地震震度と実際の破壊・被害はどのように関連しましたか?
地震震度はその場所の揺れの強さを示すため、建物の被害やインフラへの影響と極めて密接に関連します。阪神淡路大震災での具体的な被害状況は、震度と被害の関係を明確に示しました。
- 震度7の地域:
- 耐震性の低い木造家屋は80%以上が全壊または半壊し、「帯状の壊滅」とも呼ばれる深刻な被害が発生しました。
- 阪神高速道路の高架橋が約600mにわたって倒壊・横倒しになるなど、巨大な構造物にも甚大な被害が出ました。
- JR神戸線の列車が脱線・横転しました。
- 神戸港沖の人工島や埋立地などで広範囲にわたる液状化現象が発生し、岸壁の崩壊、地盤の沈下、噴砂・噴水などが見られました。
- 電気、ガス、水道、通信といったライフラインが広範囲で寸断され、復旧に時間を要しました。
- 震度6の地域:
- 木造家屋の倒壊率が高く、建物の耐震性が被害の大きさを大きく左右しました。
- 大規模なブロック塀や石垣が多数倒壊しました。
- 震度5の地域:
- 瓦の落下や壁のひび割れなど、建物の部分的な損傷が多く見られました。
- 古い木造家屋や非木造建築の一部にも倒壊や損壊が発生しました。
- 墓石の転倒などが多数発生しました。
このように、震度が高い地域ほど被害が甚大化することが明らかであり、特に震度6以上の揺れは、当時の多くの建築物にとって極めて危険なレベルであることが再認識されました。この経験が、その後の耐震基準の見直しや建築物の耐震化促進に繋がっています。
震度と地震規模(マグニチュード)の違い
地震の大きさを表す尺度として、震度とともによく耳にするのがマグニチュードです。この二つは混同されがちですが、異なる概念です。
- マグニチュード(Magnitude): 地震そのものが持つエネルギーの大きさを表す尺度です。震源で放出されるエネルギー量に基づいて計算されるため、一つの地震に対して値は一つだけです。阪神淡路大震災のマグニチュードは、日本の気象庁マグニチュード(Mj)で7.3、モーメントマグニチュード(Mw)では6.9と推定されています。
- 震度(Shindo): 地震発生時、特定の場所での地面の揺れの強さ、それによって人間や建物が受ける影響の度合いを表す尺度です。震度は震源からの距離、地下構造、地盤の軟らかさなどによって場所ごとに異なります。マグニチュードが同じ地震でも、震度は場所によって大きく変わる可能性があります。

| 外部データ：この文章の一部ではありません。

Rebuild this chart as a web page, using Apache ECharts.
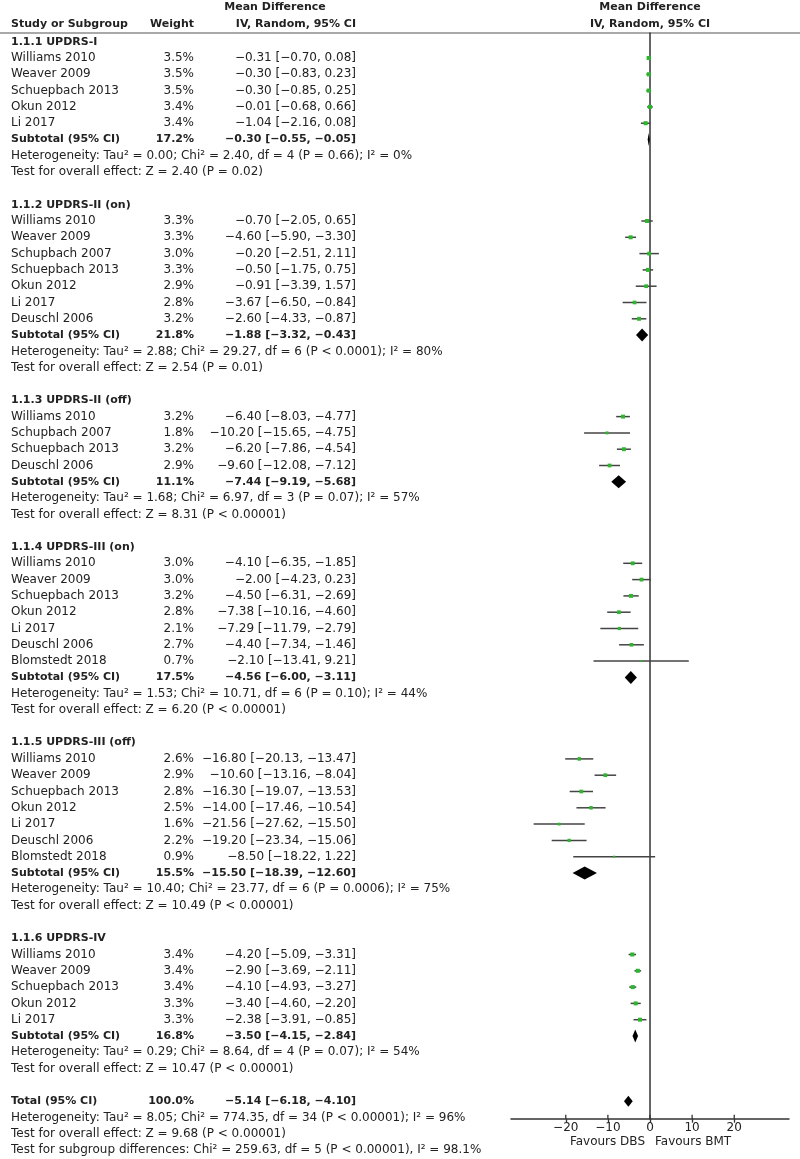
<!DOCTYPE html>
<html><head><meta charset="utf-8">
<script src="https://cdn.jsdelivr.net/npm/echarts@6/dist/echarts.min.js"></script>
<style>html,body{margin:0;padding:0;background:#fff}#c{width:800px;height:1159px}</style>
</head><body><div id="c"></div>
<script>
// ---------------- DATA ----------------
const groupTitles = ['1.1.1 UPDRS-I', '1.1.2 UPDRS-II (on)', '1.1.3 UPDRS-II (off)',
  '1.1.4 UPDRS-III (on)', '1.1.5 UPDRS-III (off)', '1.1.6 UPDRS-IV'];
const studyNames = [
  ['Williams 2010','Weaver 2009','Schuepbach 2013','Okun 2012','Li 2017'],
  ['Williams 2010','Weaver 2009','Schupbach 2007','Schuepbach 2013','Okun 2012','Li 2017','Deuschl 2006'],
  ['Williams 2010','Schupbach 2007','Schuepbach 2013','Deuschl 2006'],
  ['Williams 2010','Weaver 2009','Schuepbach 2013','Okun 2012','Li 2017','Deuschl 2006','Blomstedt 2018'],
  ['Williams 2010','Weaver 2009','Schuepbach 2013','Okun 2012','Li 2017','Deuschl 2006','Blomstedt 2018'],
  ['Williams 2010','Weaver 2009','Schuepbach 2013','Okun 2012','Li 2017']
];
const studyWeights = [
  [3.5,3.5,3.5,3.4,3.4],
  [3.3,3.3,3.0,3.3,2.9,2.8,3.2],
  [3.2,1.8,3.2,2.9],
  [3.0,3.0,3.2,2.8,2.1,2.7,0.7],
  [2.6,2.9,2.8,2.5,1.6,2.2,0.9],
  [3.4,3.4,3.4,3.3,3.3]
];
const studyMeans = [
  [-0.31,-0.30,-0.30,-0.01,-1.04],
  [-0.70,-4.60,-0.20,-0.50,-0.91,-3.67,-2.60],
  [-6.40,-10.20,-6.20,-9.60],
  [-4.10,-2.00,-4.50,-7.38,-7.29,-4.40,-2.10],
  [-16.80,-10.60,-16.30,-14.00,-21.56,-19.20,-8.50],
  [-4.20,-2.90,-4.10,-3.40,-2.38]
];
const studyLows = [
  [-0.70,-0.83,-0.85,-0.68,-2.16],
  [-2.05,-5.90,-2.51,-1.75,-3.39,-6.50,-4.33],
  [-8.03,-15.65,-7.86,-12.08],
  [-6.35,-4.23,-6.31,-10.16,-11.79,-7.34,-13.41],
  [-20.13,-13.16,-19.07,-17.46,-27.62,-23.34,-18.22],
  [-5.09,-3.69,-4.93,-4.60,-3.91]
];
const studyHighs = [
  [0.08,0.23,0.25,0.66,0.08],
  [0.65,-3.30,2.11,0.75,1.57,-0.84,-0.87],
  [-4.77,-4.75,-4.54,-7.12],
  [-1.85,0.23,-2.69,-4.60,-2.79,-1.46,9.21],
  [-13.47,-8.04,-13.53,-10.54,-15.50,-15.06,1.22],
  [-3.31,-2.11,-3.27,-2.20,-0.85]
];
const subtotalWeights = [17.2, 21.8, 11.1, 17.5, 15.5, 16.8];
const subtotalMeans = [-0.30, -1.88, -7.44, -4.56, -15.50, -3.50];
const subtotalLows  = [-0.55, -3.32, -9.19, -6.00, -18.39, -4.15];
const subtotalHighs = [-0.05, -0.43, -5.68, -3.11, -12.60, -2.84];
const heterogeneityTexts = [
  'Heterogeneity: Tau\u00b2 = 0.00; Chi\u00b2 = 2.40, df = 4 (P = 0.66); I\u00b2 = 0%',
  'Heterogeneity: Tau\u00b2 = 2.88; Chi\u00b2 = 29.27, df = 6 (P < 0.0001); I\u00b2 = 80%',
  'Heterogeneity: Tau\u00b2 = 1.68; Chi\u00b2 = 6.97, df = 3 (P = 0.07); I\u00b2 = 57%',
  'Heterogeneity: Tau\u00b2 = 1.53; Chi\u00b2 = 10.71, df = 6 (P = 0.10); I\u00b2 = 44%',
  'Heterogeneity: Tau\u00b2 = 10.40; Chi\u00b2 = 23.77, df = 6 (P = 0.0006); I\u00b2 = 75%',
  'Heterogeneity: Tau\u00b2 = 0.29; Chi\u00b2 = 8.64, df = 4 (P = 0.07); I\u00b2 = 54%'
];
const overallEffectTexts = [
  'Test for overall effect: Z = 2.40 (P = 0.02)',
  'Test for overall effect: Z = 2.54 (P = 0.01)',
  'Test for overall effect: Z = 8.31 (P < 0.00001)',
  'Test for overall effect: Z = 6.20 (P < 0.00001)',
  'Test for overall effect: Z = 10.49 (P < 0.00001)',
  'Test for overall effect: Z = 10.47 (P < 0.00001)'
];
const totalLabel = 'Total (95% CI)';
const totalValues = [100.0, -5.14, -6.18, -4.10]; // weight, mean, low, high
const totalNotes = [
  'Heterogeneity: Tau\u00b2 = 8.05; Chi\u00b2 = 774.35, df = 34 (P < 0.00001); I\u00b2 = 96%',
  'Test for overall effect: Z = 9.68 (P < 0.00001)',
  'Test for subgroup differences: Chi\u00b2 = 259.63, df = 5 (P < 0.00001), I\u00b2 = 98.1%'
];
const xTicks = [-20, -10, 0, 10, 20];
const favourLabels = ['Favours DBS', 'Favours BMT'];

// ---------------- LAYOUT ----------------
const W = 800, H = 1159;
const ROW0 = 41.7, ROWH = 16.3;       // pixel centre of row 0, row pitch
const RULE_Y = 33, AXIS_Y = 1118.7;
const PLOT_L = 511, PLOT_R = 789;
const X_MIN = -33, X_MAX = 33;
const COL_NAME = 11, COL_WEIGHT = 194, COL_MD = 356, COL_MDHEAD = 275;
const FONT = 'DejaVu Sans', TXT = '#222';
const u = px => (px - ROW0) / ROWH;

const minus = s => String(s).replace(/-/g, '\u2212');
const fmt = v => minus(v.toFixed(2));
const ci = (m, l, h) => fmt(m) + ' [' + fmt(l) + ', ' + fmt(h) + ']';
const pct = w => w.toFixed(1) + '%';

const texts = [];      // table text (grid 0, pixel-like x)
const studyPts = [];   // [mean, row, low, high, weight]
const diamonds = [];   // [mean, row, low, high, halfHeight]
const T = (x, r, text, align, bold) => texts.push({x, r, text, align, bold});

T(COL_NAME, u(24), 'Study or Subgroup', 'left', true);
T(COL_WEIGHT, u(24), 'Weight', 'right', true);
T(COL_MDHEAD, u(7.5), 'Mean Difference', 'center', true);
T(COL_MD, u(24), 'IV, Random, 95% CI', 'right', true);

let r = 0;
groupTitles.forEach((title, g) => {
  T(COL_NAME, r, title, 'left', true); r++;
  studyNames[g].forEach((nm, i) => {
    T(COL_NAME, r, nm, 'left', false);
    T(COL_WEIGHT, r, pct(studyWeights[g][i]), 'right', false);
    T(COL_MD, r, ci(studyMeans[g][i], studyLows[g][i], studyHighs[g][i]), 'right', false);
    studyPts.push([studyMeans[g][i], r, studyLows[g][i], studyHighs[g][i], studyWeights[g][i]]);
    r++;
  });
  T(COL_NAME, r, 'Subtotal (95% CI)', 'left', true);
  T(COL_WEIGHT, r, pct(subtotalWeights[g]), 'right', true);
  T(COL_MD, r, ci(subtotalMeans[g], subtotalLows[g], subtotalHighs[g]), 'right', true);
  diamonds.push([subtotalMeans[g], r, subtotalLows[g], subtotalHighs[g], 6.5]);
  r++;
  T(COL_NAME, r, heterogeneityTexts[g], 'left', false); r++;
  T(COL_NAME, r, overallEffectTexts[g], 'left', false); r++;
  r++; // blank row
});
T(COL_NAME, r, totalLabel, 'left', true);
T(COL_WEIGHT, r, pct(totalValues[0]), 'right', true);
T(COL_MD, r, ci(totalValues[1], totalValues[2], totalValues[3]), 'right', true);
diamonds.push([totalValues[1], r, totalValues[2], totalValues[3], 5.5]);
r++;
totalNotes.forEach(t => { T(COL_NAME, r, t, 'left', false); r++; });

// texts drawn in the forest grid (x in data units)
const plotTexts = [
  {x: 0, r: u(7.5), text: 'Mean Difference', align: 'center', bold: true},
  {x: 0, r: u(24), text: 'IV, Random, 95% CI', align: 'center', bold: true},
  {x: 0, r: u(1141.7), text: favourLabels[0], align: 'right', bold: false, dx: -5},
  {x: 0, r: u(1141.7), text: favourLabels[1], align: 'left', bold: false, dx: 5}
];

function textItem(t, p) {
  return {
    type: 'text', x: p[0] + (t.dx || 0), y: p[1],
    style: {
      text: t.text, align: t.align, verticalAlign: 'middle',
      fontFamily: FONT, fontSize: t.bold ? 11 : 12, fontWeight: t.bold ? 'bold' : 'normal',
      fill: TXT
    }
  };
}

const Y_MIN_P = u(RULE_Y), Y_MAX_P = u(AXIS_Y);

const chart = echarts.init(document.getElementById('c'), null, {renderer: 'canvas'});
chart.setOption({
  backgroundColor: '#fff',
  animation: false,
  graphic: [{
    type: 'line', shape: {x1: 0, y1: RULE_Y, x2: W, y2: RULE_Y},
    style: {stroke: '#555', lineWidth: 1.2}, silent: true
  }],
  grid: [
    {left: 0, top: 0, width: W, height: H, show: false},
    {left: PLOT_L, top: RULE_Y, width: PLOT_R - PLOT_L, height: AXIS_Y - RULE_Y, show: false}
  ],
  xAxis: [
    {gridIndex: 0, type: 'value', min: 0, max: W, show: false},
    {gridIndex: 1, type: 'value', min: X_MIN, max: X_MAX, position: 'bottom',
     axisLine: {show: true, onZero: false, lineStyle: {color: '#333', width: 1.5}},
     axisTick: {show: true, customValues: xTicks, length: 4, lineStyle: {color: '#333', width: 1.3}},
     axisLabel: {show: true, customValues: xTicks, formatter: v => minus(v), margin: 3,
                 fontFamily: FONT, fontSize: 12, color: TXT},
     splitLine: {show: false}}
  ],
  yAxis: [
    {gridIndex: 0, type: 'value', inverse: true, min: u(0), max: u(H), show: false},
    {gridIndex: 1, type: 'value', inverse: true, min: Y_MIN_P, max: Y_MAX_P,
     axisLine: {show: true, onZero: true, lineStyle: {color: '#333', width: 1.5}},
     axisTick: {show: false}, axisLabel: {show: false}, splitLine: {show: false}}
  ],
  series: [
    {
      type: 'custom', name: 'table', xAxisIndex: 0, yAxisIndex: 0, silent: true,
      data: texts.map(t => [t.x, t.r]),
      renderItem: (params, api) => {
        const t = texts[params.dataIndex];
        return textItem(t, api.coord([t.x, t.r]));
      }
    },
    {
      type: 'custom', name: 'plotText', xAxisIndex: 1, yAxisIndex: 1, silent: true, clip: false,
      data: plotTexts.map(t => [t.x, t.r]),
      renderItem: (params, api) => {
        const t = plotTexts[params.dataIndex];
        return textItem(t, api.coord([t.x, t.r]));
      }
    },
    {
      type: 'custom', name: 'tickUp', xAxisIndex: 1, yAxisIndex: 1, silent: true, clip: false,
      data: xTicks.map(v => [v, Y_MAX_P]),
      renderItem: (params, api) => {
        const p = api.coord([api.value(0), api.value(1)]);
        return {type: 'line', shape: {x1: p[0], y1: p[1] - 4, x2: p[0], y2: p[1]},
                style: {stroke: '#333', lineWidth: 1.3}};
      }
    },
    {
      type: 'custom', name: 'studies', xAxisIndex: 1, yAxisIndex: 1, silent: true,
      data: studyPts,
      encode: {x: [0, 2, 3], y: 1},
      renderItem: (params, api) => {
        const y = api.value(1);
        const c = api.coord([api.value(0), y]);
        const lo = api.coord([api.value(2), y]);
        const hi = api.coord([api.value(3), y]);
        const s = 2.2 * Math.sqrt(api.value(4));
        return {type: 'group', children: [
          {type: 'line', shape: {x1: lo[0], y1: c[1], x2: hi[0], y2: c[1]},
           style: {stroke: '#444', lineWidth: 1.5}},
          {type: 'rect', shape: {x: c[0] - s / 2, y: c[1] - s / 2, width: s, height: s},
           style: {fill: '#2fb62f'}}
        ]};
      }
    },
    {
      type: 'custom', name: 'diamonds', xAxisIndex: 1, yAxisIndex: 1, silent: true,
      data: diamonds,
      encode: {x: [0, 2, 3], y: 1},
      renderItem: (params, api) => {
        const y = api.value(1);
        const c = api.coord([api.value(0), y]);
        const lo = api.coord([api.value(2), y]);
        const hi = api.coord([api.value(3), y]);
        const h = api.value(4);
        return {type: 'polygon',
                shape: {points: [[lo[0], c[1]], [c[0], c[1] - h], [hi[0], c[1]], [c[0], c[1] + h]]},
                style: {fill: '#000'}};
      }
    }
  ]
});
</script>
</body></html>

例えるなら、マグニチュードは「電球のワット数」のように光源そのものの明るさ(エネルギー)を表し、震度は「部屋の場所ごとの明るさ」のように、その場所に到達した光(揺れ)の強さを表す、と考えると分かりやすいかもしれません。
まとめ
阪神淡路大震災における最高震度7という極めて強い揺れが特定の地域に集中し、それが壊滅的な被害をもたらした事実は、日本の地震防災において震度情報の重要性を改めて浮き彫りにしました。震度分布の詳細な分析は、震源の浅さ、断層破壊の向き(ダイレクティビティ)、そして特に軟弱地盤での揺れの増幅が被害を拡大させた主要因であることを明らかにしました。この経験から得られた教訓は、その後の震度観測体制の抜本的な見直し、建築物の耐震基準強化、そしてハザードマップ作成における地盤情報の重視など、現在の日本の地震対策の基礎となっています。震度は単なる数値ではなく、その場所で発生するであろう揺れの強さと、それによって引き起こされる可能性のある被害を具体的にイメージするための不可欠な情報源なのです。